I’ve made some progress on Orbit – well, I’ve setup the project directory and started playing around with tagged unions for the VMValue type system. I’ve also made the repository public, even though it’s still pretty rough.

I’m now getting to the point where I can write a simple interpreter loop, and start thinking about function dispatch. I really like full dynamic dispatch like Objective-C does – that is, message-based dispatch: each function call is done by name, followed by a dispatch table lookup before invocation.
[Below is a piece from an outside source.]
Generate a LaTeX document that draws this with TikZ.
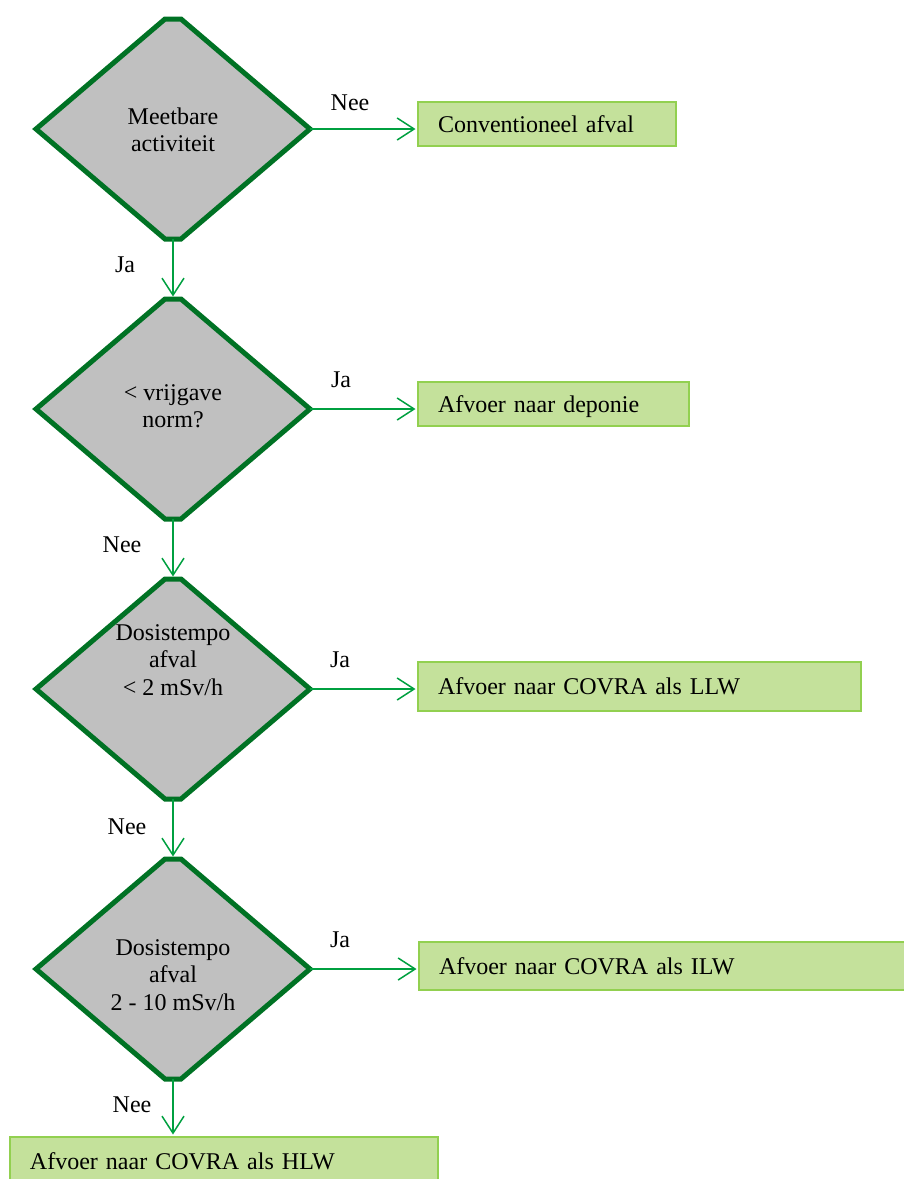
\documentclass[tikz,border=0pt]{standalone}
\usepackage{fontspec}
\setmainfont{Liberation Serif}
\usetikzlibrary{arrows.meta,calc,shapes.geometric}
\definecolor{dgreen}{RGB}{0,114,36}
\definecolor{agreen}{RGB}{0,160,64}
\definecolor{bfill}{RGB}{196,225,155}
\definecolor{bdraw}{RGB}{146,208,80}
\definecolor{dfill}{RGB}{192,192,192}
\begin{document}
\begin{tikzpicture}[x=1pt,y=-1pt,
  dshape/.style={diamond, draw=none, minimum width=274pt, minimum height=220pt, inner sep=0pt, outer sep=0pt},
  doutline/.style={draw=dgreen, fill=dfill, line width=5pt, line join=miter},
  dtext/.style={align=center, font=\fontsize{24}{27.5}\selectfont, inner sep=0pt},
  box/.style={draw=bdraw, fill=bfill, line width=1.8pt, anchor=north west, inner xsep=20pt, inner ysep=0pt, outer sep=0pt, align=left, font=\fontsize{24}{27.5}\selectfont, text height=20pt, text depth=4pt},
  lbl/.style={font=\fontsize{24}{27.5}\selectfont, inner sep=0pt},
  arr/.style={draw=agreen, line width=1.5pt, -{Straight Barb[length=17pt,width=22pt,line width=1.5pt]}, shorten >=2.5pt},
]
\useasboundingbox (0,0) rectangle (904,1179);
\clip (0,0) rectangle (904,1179);

% diamonds
\node[dshape] (d1) at (173,129) {};
\node[dshape] (d2) at (173,409) {};
\node[dshape] (d3) at (173,689) {};
\node[dshape] (d4) at (173,969) {};
\foreach \d in {d1,d2,d3,d4}{
  \path[doutline] (\d.west) -- ($(\d.north)+(-8,0)$) -- ($(\d.north)+(8,0)$) -- (\d.east)
    -- ($(\d.south)+(8,0)$) -- ($(\d.south)+(-8,0)$) -- cycle;
}
\node[dtext] (t1) at (173,130) {Meetbare\\activiteit};
\node[dtext] (t2) at (173,406) {< vrijgave\\norm?};
\node[dtext] (t3) at (173,660) {Dosistempo\\afval\\< 2 mSv/h};
\node[dtext] (t4) at (173,975) {Dosistempo\\afval\\2 - 10 mSv/h};

% boxes
\node[box, text width=218pt, minimum height=44pt] (b1) at (418,102) {Conventioneel afval};
\node[box, text width=231pt, minimum height=44pt] (b2) at (418,382) {Afvoer naar deponie};
\node[box, text width=403pt, minimum height=49pt] (b3) at (418,662) {Afvoer naar COVRA als LLW};
\node[box, text width=448pt, minimum height=48pt] (b4) at (419,942) {Afvoer naar COVRA als ILW};
\node[box, text width=388pt, minimum height=48pt] (b5) at (10,1137) {Afvoer naar COVRA als HLW};

% connectors
\draw[arr] (d1.east) -- (d1.east -| b1.west);
\draw[arr] (d2.east) -- (d2.east -| b2.west);
\draw[arr] (d3.east) -- (d3.east -| b3.west);
\draw[arr] (d4.east) -- (d4.east -| b4.west);
\draw[arr] (d1.south) -- (d2.north);
\draw[arr] (d2.south) -- (d3.north);
\draw[arr] (d3.south) -- (d4.north);
\draw[arr] (d4.south) -- (d4.south |- b5.north);

% labels
\node[lbl] (l1) at (350,103) {Nee};
\node[lbl] (l2) at (125,265) {Ja};
\node[lbl] (l3) at (341,380) {Ja};
\node[lbl] (l4) at (122,545) {Nee};
\node[lbl] (l5) at (340,660) {Ja};
\node[lbl] (l6) at (127,827) {Nee};
\node[lbl] (l7) at (340,940) {Ja};
\node[lbl] (l8) at (132,1105) {Nee};
\end{tikzpicture}
\end{document}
So I’ve built a hash map. It’s a pretty simple implementation, without any support for deletion so far, and with linear probing. Strings in orbit are immutable, which means the hash is only computed once at creation - for function calls, that means when the constant pool is built, before the code starts running. So far, so good. Looking for an entry looks a bit like this:

for(size_t index = key->hash % map->capacity;
    map->data[index].used;
    index = (index +  1) & map->capacity)
{
    if(key->hash == map->data[index].key.hash) {
        return map->data[index].data;
    }
}

// Nothing found
return NULL;

The loop is required in case different hashes modulo-ed to the same index at insertion. That part doesn’t worry me too much, at least right now. What worries me is the potential for hash collisions: what happens if two strings, both used as keys into the same table, have the same hash member. I could compare both strings, but that would destroy performance, and I can’t allow that.

For now I’m using FNV-1a to hash my strings, and I want to try out MurmurHash also. I’m going to do a few tests to see how likely I am to get hash collisions.

In the end, I think I’m going to accept that hash collisions might happen very rarely, but that still feels unsatisfactory, and the failure mode will be bad: the wrong function will be invoked, followed most certainly by a crash or corruption since the arguments are unlikely to be the right ones. Not sure I’m okay with such a fundamental bit of the language not being certain.